GREST PERFORMANCES (CONT.)
New Jersey club fighter Chuck Wepner briefly achieved celebrity status, twice: when he was plucked from obscurity to fight Muhammad Ali, and when that fight was used as the inspiration for Rocky. So this story of “the real Rocky” dodges familiarity by making familiarity part of the text, which is sort of genius. It also has the good sense not to take itself too seriously; Jim Gaffigan and Jason Jones turn up in supporting roles, and one of the four screenwriters is Jerry Stahl. One of the others is star Liev Schreiber, who’s flat out excellent at not only conveying Wepner’s neighborhood-guy charm, but at delivering his wry narration, which borders on Kiss Kiss Bang Bang levels of self-awareness. It’s less successful when it gets more serious, but when Chuck finally drops the bravado and talks straight, it has power; he hits a point when charm and semi-celebrity aren’t good enough, and that’s a real redemption arc.

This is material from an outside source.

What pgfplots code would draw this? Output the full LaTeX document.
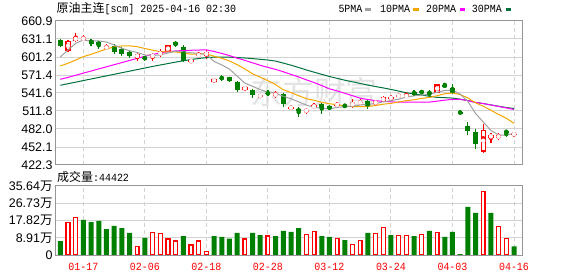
\documentclass[border=0pt]{standalone}
\usepackage{fontspec}
\setmainfont{Liberation Sans}
\newfontfamily\cjk{Noto Sans CJK SC}
\newfontfamily\mono[FakeStretch=0.91]{Liberation Mono}
\usepackage{pgfplots}
\usepackage{pgfplotstable}
\pgfplotsset{compat=1.18}

\definecolor{cred}{RGB}{255,0,0}
\definecolor{cgreen}{RGB}{0,128,0}
\definecolor{ma5c}{RGB}{160,160,160}
\definecolor{ma10c}{RGB}{245,166,0}
\definecolor{ma20c}{RGB}{255,0,255}
\definecolor{ma30c}{RGB}{0,112,60}
\definecolor{framec}{RGB}{150,150,150}
\definecolor{gridc}{RGB}{210,210,210}

\pgfplotstableread{
i o h l c
1 611.7 629.0 610.0 627.8
2 628.5 641.0 626.0 634.0
3 630.0 637.2 627.8 633.2
6 615.0 623.0 613.0 619.0
10 600.0 608.0 594.0 606.0
12 601.0 608.0 595.0 605.5
13 605.5 614.0 602.0 609.0
14 610.0 621.0 609.0 620.5
17 592.5 597.0 592.0 596.5
18 603.5 610.0 600.5 605.0
19 603.5 613.0 597.5 609.5
20 560.5 566.0 558.5 564.5
24 547.0 553.0 545.5 552.0
26 536.0 540.0 533.0 537.5
28 537.5 545.0 534.0 540.0
30 515.5 520.0 514.5 519.0
32 511.5 516.5 507.0 513.0
33 518.0 524.5 516.0 521.0
36 521.0 526.5 518.0 523.0
38 521.0 531.5 516.0 525.0
39 525.0 531.0 522.0 527.0
41 523.5 530.0 520.0 528.0
42 527.0 536.5 526.0 535.5
43 533.0 538.5 528.5 534.5
44 535.0 540.0 534.0 538.5
45 536.0 544.0 533.0 537.5
49 542.0 556.5 541.0 556.0
55 444.5 490.0 443.0 480.5
56 467.5 475.0 459.5 472.0
57 466.5 475.0 464.0 472.0
59 472.5 477.0 469.0 474.0
}\upc

\pgfplotstableread{
i o h l c
0 629.4 631.1 617.3 620.0
4 629.0 631.0 620.0 623.5
5 626.5 627.0 614.5 621.0
7 619.0 622.0 607.0 609.0
8 614.0 617.0 603.0 606.0
9 610.0 612.0 599.5 603.5
11 600.5 603.5 595.0 598.5
15 626.0 627.0 618.0 621.0
16 617.0 621.0 592.5 594.0
21 567.0 572.0 561.0 565.0
22 567.5 568.5 560.0 562.0
23 560.5 562.0 544.0 546.5
25 547.0 549.0 534.0 538.0
27 542.0 546.0 536.0 540.0
29 540.0 542.0 519.0 524.0
31 514.5 518.0 502.0 511.5
34 523.5 525.5 506.0 517.0
35 520.0 521.5 513.0 514.5
37 522.0 523.0 517.0 519.5
40 528.5 530.0 515.0 520.0
46 544.0 546.5 537.0 538.5
47 544.5 546.5 540.0 542.0
48 544.0 546.0 534.5 540.0
50 554.5 558.5 551.5 552.0
51 549.5 556.0 540.0 542.0
52 509.5 509.5 509.0 509.0
53 487.0 494.0 472.0 479.0
54 477.0 482.0 448.0 457.0
58 478.0 478.5 469.0 477.0
}\downc

\pgfplotstableread{
i m5 m10 m20 m30
0 601.3 586.4 564.3 554.4
1 612.9 590.8 567.5 557.0
2 623.9 596.3 571.0 559.6
3 629.5 601.9 574.5 562.2
4 627.7 605.7 578.0 564.8
5 627.9 610.1 581.5 567.4
6 626.1 614.6 585.0 570.0
7 621.1 617.9 588.5 572.6
8 615.7 619.5 592.0 575.2
9 611.7 619.7 595.5 577.8
10 608.7 618.3 599.0 580.4
11 604.6 615.4 602.5 583.0
12 603.9 612.5 605.5 585.6
13 604.5 610.1 608.0 588.0
14 607.9 609.8 610.0 590.4
15 610.9 609.8 611.3 592.8
16 610.0 607.3 612.0 595.0
17 608.2 606.1 612.4 597.0
18 607.4 606.0 612.8 598.8
19 605.2 606.6 613.1 600.2
20 593.9 602.4 610.4 601.0
21 588.1 599.1 607.2 601.2
22 581.2 594.7 603.6 601.0
23 569.5 588.5 599.3 600.4
24 558.0 581.6 595.7 599.6
25 552.7 573.3 591.6 598.6
26 547.2 567.7 587.5 597.4
27 542.8 562.0 584.0 596.2
28 541.5 555.5 580.7 594.5
29 535.9 547.0 576.8 591.1
30 532.1 542.4 572.4 587.7
31 526.9 537.1 568.1 583.8
32 521.5 532.2 563.4 579.8
33 517.7 529.6 559.0 576.1
34 516.3 526.1 553.9 572.5
35 515.4 523.8 548.5 569.0
36 517.7 522.3 545.0 565.8
37 519.0 520.3 541.1 562.8
38 519.8 518.8 537.1 560.1
39 521.8 519.1 533.0 557.5
40 522.9 519.2 530.8 554.7
41 523.9 520.8 528.9 552.3
42 527.1 523.1 527.6 550.0
43 529.0 524.4 527.0 547.5
44 531.3 526.6 526.3 544.8
45 534.8 528.9 526.3 542.0
46 536.9 530.4 526.4 540.1
47 538.2 532.7 526.5 538.3
48 539.3 534.2 526.5 536.1
49 542.8 537.1 528.1 534.4
50 545.7 540.3 529.7 533.9
51 546.4 541.7 531.2 533.2
52 539.8 539.0 531.0 531.4
53 527.6 533.5 528.9 529.2
54 507.8 525.3 525.9 526.0
55 493.5 519.6 524.2 524.1
56 479.5 513.0 521.7 521.9
57 472.1 506.0 519.3 519.6
58 471.7 499.7 516.9 517.5
59 475.1 491.5 514.3 515.9
}\matab

\pgfplotstableread{
i v
1 16.9
2 19.5
10 4.5
12 11.7
13 11.2
14 8.3
15 7.2
17 5.2
18 7.2
19 1.9
24 8.3
27 9.8
32 10.7
33 12.2
36 8.6
38 5.5
39 7.6
41 11.2
42 14.3
44 10.2
45 10.2
47 10.7
49 11.7
55 32.9
57 14.8
58 8.6
}\vred

\pgfplotstableread{
i v
0 7.2
3 18.1
4 17.0
5 17.6
6 13.4
7 15.0
8 13.9
9 11.4
11 8.8
16 9.8
20 9.8
21 9.3
22 8.4
23 11.4
25 11.4
26 10.3
28 9.8
29 12.4
30 11.9
31 13.9
34 9.8
35 9.3
37 7.7
40 11.4
43 10.3
46 9.8
48 12.4
50 9.3
51 11.9
52 0.5
53 24.8
54 21.7
56 21.7
59 4.44
}\vgreen

\pgfplotsset{kstyle/.style={
  scale only axis, width=466.6bp, xmin=-0.6, xmax=60.08,
  xtick={3,11,19,27,35,43,51,59},
  major tick length=0pt,
  xmajorgrids, ymajorgrids,
  x grid style={gridc, dash pattern=on 4bp off 3bp, line width=1bp},
  y grid style={gridc, line width=1bp},
  axis line style={framec, line width=1bp},
  yticklabel style={anchor=east, inner sep=0pt, xshift=-3bp, text=black,
    font=\fontsize{12.5}{12.5}\selectfont},
  clip=true},
  candle/.style n args={2}{forget plot, color=#1, draw=#1, only marks, mark=none,
    error bars/.cd, y dir=both, y explicit, error mark=none,
    error bar style={draw=#1, color=#1, line width=#2}}}

\begin{document}
\begin{tikzpicture}
\path[use as bounding box] (0,0) rectangle (578bp,276bp);
\node[text=black!11, font=\cjk\fontsize{32}{32}\selectfont, inner sep=0pt] at (314bp,184bp) {东方财富};

\begin{axis}[kstyle, at={(55.7bp,111bp)}, anchor=south west, height=144bp,
  ymin=422.3, ymax=660.9,
  ytick={422.3,452.1,482.0,511.8,541.6,571.4,601.2,631.1,660.9},
  yticklabels={422.3,452.1,482.0,511.8,541.6,571.4,601.2,631.1,660.9},
  xticklabels={}]
% wicks
\addplot[candle={cgreen}{1.2bp}]
  table[x=i, y expr={(\thisrow{h}+\thisrow{l})/2}, y error expr={(\thisrow{h}-\thisrow{l})/2}]{\downc};
\addplot[candle={cred}{1.3bp}]
  table[x=i, y expr={(\thisrow{h}+\thisrow{l})/2}, y error expr={(\thisrow{h}-\thisrow{l})/2}]{\upc};
% bodies
\addplot[candle={cgreen}{5bp}]
  table[x=i, y expr={(\thisrow{o}+\thisrow{c})/2}, y error expr={max(abs(\thisrow{o}-\thisrow{c})/2,0.9)}]{\downc};
\addplot[candle={cred}{5.4bp}]
  table[x=i, y expr={(\thisrow{o}+\thisrow{c})/2}, y error expr={max(abs(\thisrow{o}-\thisrow{c})/2,1.0)}]{\upc};
\addplot[candle={white}{3bp}]
  table[x=i, y expr={(\thisrow{o}+\thisrow{c})/2}, y error expr={max(abs(\thisrow{o}-\thisrow{c})/2-2.0,0)}]{\upc};
% moving averages
\addplot[ma30c, line width=1bp, mark=none] table[x=i, y=m30]{\matab};
\addplot[ma20c, line width=1bp, mark=none] table[x=i, y=m20]{\matab};
\addplot[ma10c, line width=1bp, mark=none] table[x=i, y=m10]{\matab};
\addplot[ma5c, line width=1bp, mark=none] table[x=i, y=m5]{\matab};
\end{axis}

\begin{axis}[kstyle, at={(55.7bp,21bp)}, anchor=south west, height=69bp,
  ymin=0, ymax=35.64,
  ytick={0,8.91,17.82,26.73,35.64},
  yticklabels={0,8.91{\cjk 万},17.82{\cjk 万},26.73{\cjk 万},35.64{\cjk 万}},
  xticklabels={01-17,02-06,02-18,02-28,03-12,03-24,04-03,04-16},
  xticklabel style={text=cred, anchor=north, inner sep=0pt, yshift=-7.5bp,
    font=\mono\fontsize{11}{11}\selectfont}]
\addplot[forget plot, ybar, bar width=5bp, bar shift=0pt, fill=cgreen, draw=none] table[x=i, y=v]{\vgreen};
\addplot[forget plot, ybar, bar width=3.8bp, bar shift=0pt, fill=white, draw=cred, line width=1.3bp] table[x=i, y=v]{\vred};
\end{axis}

% titles
\node[anchor=west, inner sep=0pt] at (56.5bp,267bp) {\fontsize{12}{12}\selectfont\cjk 原油主连\mono\fontsize{11}{11}\selectfont[scm] 2025-04-16 02:30};
\node[anchor=west, inner sep=0pt] at (57bp,99bp) {\fontsize{12}{12}\selectfont\cjk 成交量\mono\fontsize{11}{11}\selectfont:44422};
% legend
\begin{scope}[font=\mono\fontsize{11}{11}\selectfont]
\node[anchor=west, inner sep=0pt] at (338.3bp,267bp) {5PMA};
\draw[ma5c, line width=2.2bp] (365bp,266.5bp) -- (370.7bp,266.5bp);
\node[anchor=west, inner sep=0pt] at (380bp,267bp) {10PMA};
\draw[ma10c, line width=2.2bp] (413.3bp,266.5bp) -- (418.6bp,266.5bp);
\node[anchor=west, inner sep=0pt] at (426bp,267bp) {20PMA};
\draw[ma20c, line width=2.2bp] (460bp,266.5bp) -- (465.3bp,266.5bp);
\node[anchor=west, inner sep=0pt] at (471.7bp,267bp) {30PMA};
\draw[ma30c, line width=2.2bp] (505.7bp,266.5bp) -- (511bp,266.5bp);
\end{scope}
\end{tikzpicture}
\end{document}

Abundant Acreage Available
Angus McLachlan’s low-key character study is a bit of a throwback, reminiscent of those ‘80s save-the-farm movies, but “old-fashioned” isn’t exactly an insult here; this is a modest story, but one rooted in big emotions. (It’s also kind of a hoot that it sports an executive producer credit for Martin Scorsese – it’s hard to image a story further removed from his wheelhouse.) Amy Ryan and Terry Kinney, two of the finest character actors on the planet, turn in grounded and heartbreaking performances as brother and sister farmers, still mourning the recent loss of their father when three older men show up to lay a claim to their land. McLachlan’s absorbing script knows the sound of rural chit-chat and formality, the tensions and assurances of these interactions, the things they’re all dying to say but are just too polite to manage. Some of the plot turns stumble, but the mood is rich and the performances are excellent – particularly Ryan, who sounds notes that are quietly dazzling in their complexity.